Crime

Wisconsin man accused of making illegal vaping cartridges

KENOSHA, Wis. - A Wisconsin man is accused of manufacturing thousands of counterfeit vaping cartridges a day with THC oil for almost two years, running the operation with 10 employees, authorities said.

Kenosha County prosecutors said 20-year-old Tyler Huffhines had employees make cartridges that were packaged to look professionally done. Authorities said the employees filled about 3,000 to 5,000 cartridges per day and were sold for $16 each.

"Based on how everything was set up, this was a very high-tech operation that was running for some time," Andrew Burgoyne, Kenosha County assistant district attorney, said during a Monday court hearing to set bond. Police said the business started in January 2018.

Police arrested Huffhines last week. He's being held on a $500,000 cash bond while he awaits charges to be filed. He's due in court Friday. 

The Drug Enforcement Administration, the Kenosha Drug Operations Group and other agencies executed search warrants at two homes. The Kenosha News reports authorities seized 188 pounds of marijuana, THC oil, eight firearms and about $20,000.

The arrest comes as health officials investigate 450 possible cases in 33 states where vaping was linked to a severe lung disease. Health officials have warned against buying counterfeit vaping cartridges. It's unknown if the Wisconsin operation has been linked to any illnesses.

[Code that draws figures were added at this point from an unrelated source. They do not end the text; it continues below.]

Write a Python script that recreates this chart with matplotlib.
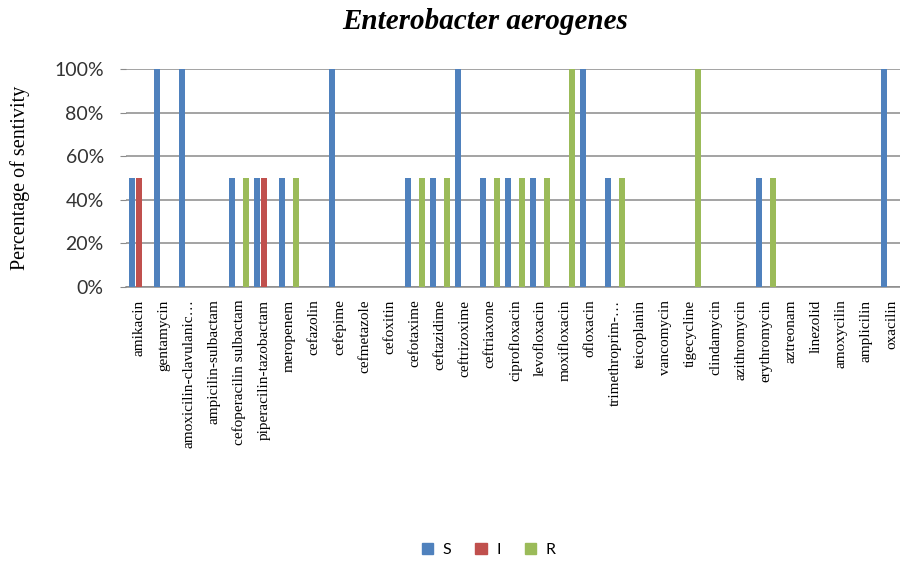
import numpy as np
import matplotlib.pyplot as plt
from matplotlib.patches import Patch

# antibiotics on the x axis
drugs = ["amikacin", "gentamycin", "amoxicilin-clavulanic…", "ampicilin-sulbactam",
         "cefoperacilin sulbactam", "piperacilin-tazobactam", "meropenem", "cefazolin",
         "cefepime", "cefmetazole", "cefoxitin", "cefotaxime", "ceftazidime",
         "ceftrizoxime", "ceftriaxone", "ciprofloxacin", "levofloxacin", "moxifloxacin",
         "ofloxacin", "trimethroprim-…", "teicoplanin", "vancomycin", "tigecycline",
         "clindamycin", "azithromycin", "erythromycin", "aztreonam", "linezolid",
         "amoxycilin", "amplicilin", "oxacilin"]

# percentages
S = [50, 100, 100, 0, 50, 50, 50, 0, 100, 0, 0, 50, 50, 100, 50, 50, 50, 0,
     100, 50, 0, 0, 0, 0, 0, 50, 0, 0, 0, 0, 100]
I = [50, 0, 0, 0, 0, 50, 0, 0, 0, 0, 0, 0, 0, 0, 0, 0, 0, 0,
     0, 0, 0, 0, 0, 0, 0, 0, 0, 0, 0, 0, 0]
R = [0, 0, 0, 0, 50, 0, 50, 0, 0, 0, 0, 50, 50, 0, 50, 50, 50, 100,
     0, 50, 0, 0, 100, 0, 0, 50, 0, 0, 0, 0, 0]

series = [("S", S, "#4F81BD"), ("I", I, "#C0504D"), ("R", R, "#9BBB59")]

fig = plt.figure(figsize=(9, 5.62), dpi=100)
ax = fig.add_axes([0.14, 0.4893, 0.86, 0.3879])

x = np.arange(len(drugs))
w = 0.24
for k, (name, vals, col) in enumerate(series):
    ax.bar(x + (k - 1) * 0.28, np.array(vals) / 100, width=w, color=col,
           zorder=3, label=name)

ax.set_xlim(-0.5, len(drugs) - 0.66)
ax.set_ylim(0, 1.0)
ax.set_yticks(np.arange(0, 1.01, 0.2))
ax.set_yticklabels([f"{int(v * 100)}%" for v in np.arange(0, 1.01, 0.2)],
                   fontfamily="Lato", fontsize=14, color="#333333")
ax.yaxis.grid(True, color="#8a8a8a", linewidth=1.1, zorder=0)
ax.tick_params(axis="y", length=4, color="#8a8a8a", pad=12)

ax.set_xticks(x)
ax.set_xticklabels(drugs, rotation=90, fontfamily="Liberation Serif", fontsize=11)
ax.tick_params(axis="x", length=0, pad=9)

for side in ["top", "right", "left"]:
    ax.spines[side].set_visible(False)
ax.spines["bottom"].set_color("#8a8a8a")
ax.spines["bottom"].set_linewidth(1.1)

fig.text(0.539, 0.961, "Enterobacter aerogenes", ha="center", va="center",
         fontfamily="Liberation Serif", fontsize=21, fontweight="bold", fontstyle="italic")
fig.text(0.022, 0.683, "Percentage of sentivity", rotation=90, ha="center", va="center",
         fontfamily="Liberation Serif", fontsize=14.5)

handles = [Patch(color=c, label=n) for n, _, c in series]
fig.legend(handles=handles, loc="center", bbox_to_anchor=(0.543, 1 - 550 / 562),
           ncol=3, frameon=False, handlelength=0.7, handleheight=0.7,
           handletextpad=0.6, columnspacing=1.5,
           prop={"family": "Lato", "size": 11.5})

fig.savefig("out.png", dpi=100, facecolor="white")
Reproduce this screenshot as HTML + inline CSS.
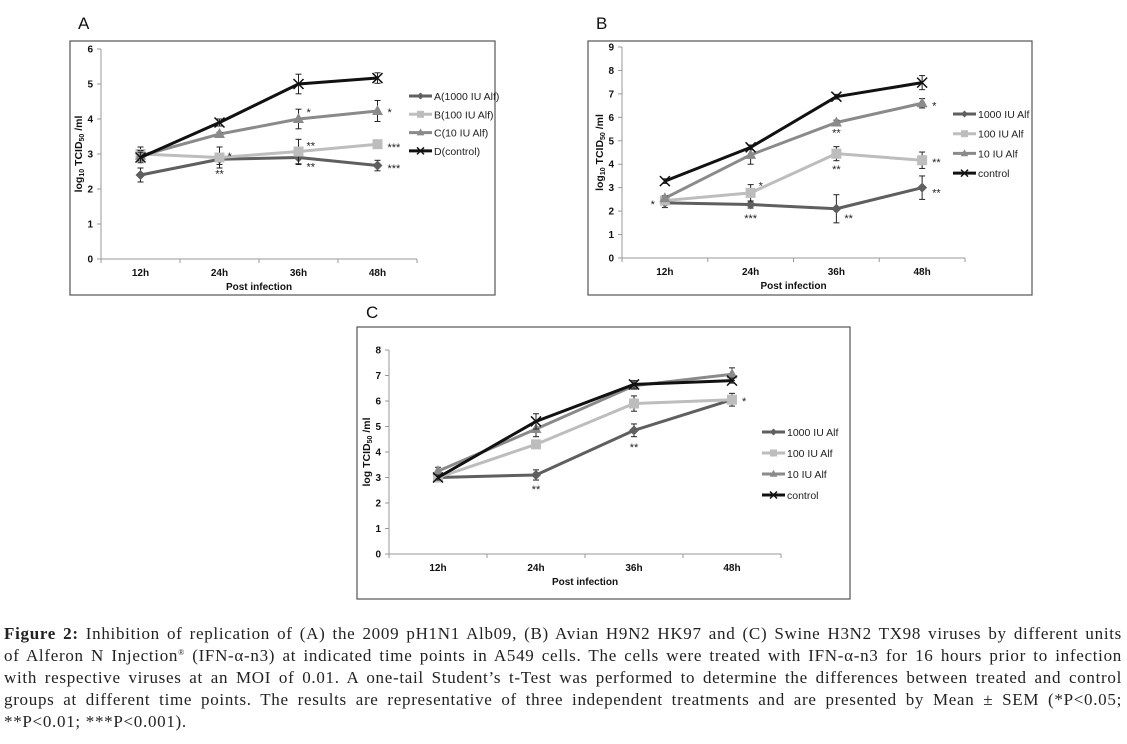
<!DOCTYPE html>
<html><head><meta charset="utf-8"><style>
body{margin:0;background:#fff;width:1127px;height:744px;overflow:hidden;position:relative;font-family:"Liberation Sans",sans-serif}
svg{position:absolute;left:0;top:0}
.cap{position:absolute;left:4px;width:1118px;font-family:"Liberation Serif",serif;font-size:17px;letter-spacing:0.7px;color:#222;text-align:justify;text-align-last:justify;white-space:nowrap;line-height:20px;height:20px}
.cap.last{text-align-last:left}
.cap sup{font-size:8px;line-height:0;vertical-align:6px}
</style></head><body>
<svg id="fig" width="1127" height="620"></svg>
<div class="cap" style="top:624px"><b>Figure 2:</b> Inhibition of replication of (A) the 2009 pH1N1 Alb09, (B) Avian H9N2 HK97 and (C) Swine H3N2 TX98 viruses by different units</div>
<div class="cap" style="top:646px">of Alferon N Injection<sup>®</sup> (IFN-α-n3) at indicated time points in A549 cells. The cells were treated with IFN-α-n3 for 16 hours prior to infection</div>
<div class="cap" style="top:668px">with respective viruses at an MOI of 0.01. A one-tail Student’s t-Test was performed to determine the differences between treated and control</div>
<div class="cap" style="top:690px">groups at different time points. The results are representative of three independent treatments and are presented by Mean ± SEM (*P&lt;0.05;</div>
<div class="cap last" style="top:712px">**P&lt;0.01; ***P&lt;0.001).</div>
<script>
const categories=["12h","24h","36h","48h"];
// Chart A
const aNames=["A(1000 IU Alf)","B(100 IU Alf)","C(10 IU Alf)","D(control)"];
const aS1=[2.4,2.85,2.9,2.67], aE1=[0.2,0.15,0.2,0.15];
const aS2=[3.0,2.9,3.07,3.28], aE2=[0.2,0.3,0.35,0.12];
const aS3=[2.95,3.57,4.0,4.23], aE3=[0.15,0.05,0.28,0.3];
const aS4=[2.9,3.9,5.0,5.17], aE4=[0.15,0.1,0.28,0.15];
const aTicks=[0,1,2,3,4,5,6];
const aStars=[[1,2.95,"*",1],[1,2.45,"**",0],[2,4.2,"*",1],[2,3.25,"**",1],[2,2.65,"**",1],[3,4.2,"*",2],[3,3.2,"***",2],[3,2.6,"***",2]];
// Chart B
const bNames=["1000 IU Alf","100 IU Alf","10 IU Alf","control"];
const bS1=[2.35,2.28,2.1,3.0], bE1=[0.2,0.15,0.6,0.5];
const bS2=[2.45,2.78,4.45,4.17], bE2=[0.1,0.35,0.3,0.35];
const bS3=[2.55,4.4,5.78,6.6], bE3=[0.1,0.4,0.1,0.2];
const bS4=[3.28,4.72,6.88,7.48], bE4=[0.1,0.1,0.1,0.3];
const bTicks=[0,1,2,3,4,5,6,7,8,9];
const bStars=[[0,2.3,"*",3],[1,3.1,"*",1],[1,1.7,"***",0],[2,5.35,"**",0],[2,3.8,"**",0],[2,1.7,"**",1],[3,6.5,"*",2],[3,4.1,"**",2],[3,2.8,"**",2]];
// Chart C
const cNames=["1000 IU Alf","100 IU Alf","10 IU Alf","control"];
const cS1=[3.0,3.1,4.85,6.05], cE1=[0.05,0.2,0.25,0.1];
const cS2=[3.0,4.3,5.9,6.05], cE2=[0.05,0.05,0.3,0.25];
const cS3=[3.25,4.9,6.6,7.05], cE3=[0.15,0.3,0.15,0.25];
const cS4=[3.0,5.2,6.65,6.8], cE4=[0.1,0.3,0.15,0.1];
const cTicks=[0,1,2,3,4,5,6,7,8];
const cStars=[[1,2.55,"**",0],[2,4.2,"**",0],[3,6.0,"*",2]];

const colors=["#5f5f5f","#bdbdbd","#8a8a8a","#111"];
const NS="http://www.w3.org/2000/svg";
const svg=document.getElementById('fig');
function mk(tag,attrs,parent,text){const e=document.createElementNS(NS,tag);for(const k in attrs)e.setAttribute(k,attrs[k]);if(text!==undefined)e.textContent=text;(parent||svg).appendChild(e);return e;}

function chart(cfg){
  const g=mk('g',{});
  
  
  const fr=mk('rect',{x:cfg.fx,y:cfg.fy,width:cfg.fw,height:cfg.fh,fill:'#fff',stroke:'#555','stroke-width':1.2},g);
  
  
  const pl=mk('text',{x:cfg.lx,y:cfg.ly,'font-size':17,fill:'#111'},g,cfg.letter);
  
  
  const ymax=cfg.ticks[cfg.ticks.length-1];
  const Y=v=>cfg.y0-(v/ymax)*(cfg.y0-cfg.ytop);
  const cw=(cfg.xend-cfg.x0)/categories.length;
  const X=i=>cfg.x0+cw*(i+0.5);
  mk('line',{x1:cfg.x0,y1:cfg.ytop,x2:cfg.x0,y2:cfg.y0,stroke:'#999'},g);
  mk('line',{x1:cfg.x0,y1:cfg.y0,x2:cfg.xend,y2:cfg.y0,stroke:'#999'},g);
  cfg.ticks.forEach(t=>{
    mk('line',{x1:cfg.x0-4,y1:Y(t),x2:cfg.x0,y2:Y(t),stroke:'#999'},g);
    const tl=mk('text',{x:cfg.x0-8,y:Y(t)+3.5,'font-size':10,'font-weight':'bold','text-anchor':'end',fill:'#111'},g,t);
    
    
  });
  for(let i=0;i<=categories.length;i++)mk('line',{x1:cfg.x0+cw*i,y1:cfg.y0,x2:cfg.x0+cw*i,y2:cfg.y0+4,stroke:'#999'},g);
  categories.forEach((c,i)=>{
    const tl=mk('text',{x:X(i),y:cfg.y0+17,'font-size':10,'font-weight':'bold','text-anchor':'middle',fill:'#111'},g,c);
    
    
  });
  const xt=mk('text',{x:(cfg.x0+cfg.xend)/2,y:cfg.y0+31,'font-size':10,'font-weight':'bold','text-anchor':'middle',fill:'#111'},g,'Post infection');
  
  
  const ym=(cfg.y0+cfg.ytop)/2;
  const yt=mk('text',{transform:`translate(${cfg.x0-19},${ym}) rotate(-90)`,'font-size':10.5,'font-weight':'bold','text-anchor':'middle',fill:'#111'},g);
  yt.innerHTML=cfg.ylab;
  
  
  cfg.series.forEach((s,k)=>{
    const sg=mk('g',{},g);
    
    
    const col=colors[k];
    mk('polyline',{points:s.map((v,i)=>X(i)+','+Y(v)).join(' '),fill:'none',stroke:col,'stroke-width':3,'stroke-linejoin':'round'},sg);
    s.forEach((v,i)=>{
      const e=cfg.errs[k][i];
      mk('line',{x1:X(i),y1:Y(v-e),x2:X(i),y2:Y(v+e),stroke:'#222','stroke-width':1},sg);
      mk('line',{x1:X(i)-3,y1:Y(v-e),x2:X(i)+3,y2:Y(v-e),stroke:'#222','stroke-width':1},sg);
      mk('line',{x1:X(i)-3,y1:Y(v+e),x2:X(i)+3,y2:Y(v+e),stroke:'#222','stroke-width':1},sg);
      const m=marker(k,X(i),Y(v),sg,1);
      
      
    });
  });
  cfg.stars.forEach(st=>{
    const dx=st[3]===0?0:(st[3]===1?8:(st[3]===2?10:-10));
    const t=mk('text',{x:X(st[0])+dx,y:Y(st[1])+4,'font-size':11,'text-anchor':st[3]===0?'middle':(st[3]===3?'end':'start'),fill:'#222'},g,st[2]);
    
    
  });
  cfg.names.forEach((n,k)=>{
    const lg=mk('g',{},g);
    
    
    const yy=cfg.legY+k*cfg.legDy;
    mk('line',{x1:cfg.legX,y1:yy,x2:cfg.legX+23,y2:yy,stroke:colors[k],'stroke-width':3},lg);
    marker(k,cfg.legX+11.5,yy,lg,0.7);
    mk('text',{x:cfg.legX+25,y:yy+4,'font-size':10.5,fill:'#222'},lg,n);
  });
}
function marker(k,x,y,p,s){
  const c=colors[k];
  if(k===0)return mk('polygon',{points:`${x},${y-5*s} ${x+5*s},${y} ${x},${y+5*s} ${x-5*s},${y}`,fill:c},p);
  if(k===1)return mk('rect',{x:x-5*s,y:y-5*s,width:10*s,height:10*s,fill:c},p);
  if(k===2)return mk('polygon',{points:`${x},${y-6*s} ${x+5.5*s},${y+4*s} ${x-5.5*s},${y+4*s}`,fill:c},p);
  return mk('path',{d:`M${x-5*s},${y-5*s}L${x+5*s},${y+5*s}M${x+5*s},${y-5*s}L${x-5*s},${y+5*s}`,stroke:c,'stroke-width':1.5},p);
}
const sub='TCID<tspan font-size="7" dy="2">50</tspan><tspan dy="-2"> /ml</tspan>';
chart({id:'chart-a',letter:'A',lx:78,ly:29,fx:70,fy:41,fw:425,fh:254,x0:101,xend:417,y0:259,ytop:49,ticks:aTicks,
  series:[aS1,aS2,aS3,aS4],errs:[aE1,aE2,aE3,aE4],names:aNames,stars:aStars,legX:409,legY:96,legDy:18.3,
  ylab:'log<tspan font-size="7" dy="2">10</tspan><tspan dy="-2"> </tspan>'+sub});
chart({id:'chart-b',letter:'B',lx:596,ly:29,fx:588,fy:41,fw:444,fh:254,x0:622,xend:965,y0:258,ytop:47,ticks:bTicks,
  series:[bS1,bS2,bS3,bS4],errs:[bE1,bE2,bE3,bE4],names:bNames,stars:bStars,legX:953,legY:114,legDy:19.7,
  ylab:'log<tspan font-size="7" dy="2">10</tspan><tspan dy="-2"> </tspan>'+sub});
chart({id:'chart-c',letter:'C',lx:366,ly:318,fx:357,fy:327,fw:493,fh:272,x0:389,xend:781,y0:554,ytop:350,ticks:cTicks,
  series:[cS1,cS2,cS3,cS4],errs:[cE1,cE2,cE3,cE4],names:cNames,stars:cStars,legX:762,legY:432,legDy:21,
  ylab:'log '+sub});
</script>
</body></html>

No single vaping device, liquid or ingredient has been tied to all the illnesses. But recent attention has been focused on devices, liquids, refill pods and cartridges that are not sold in stores.

New York state has focused its investigation on an ingredient called Vitamin E acetate, which has been used to thicken marijuana vape juice but is considered dangerous if heated and inhaled.

The Centers for Disease Control and Prevention is also investigating Vitamin E acetate, but officials said they're looking at several other ingredients as well. Last week, the CDC warned against buying vaping products off the street because the substances in them may be unknown. The agency also warned against modifying vaping products or adding any substances not intended by the manufacturer.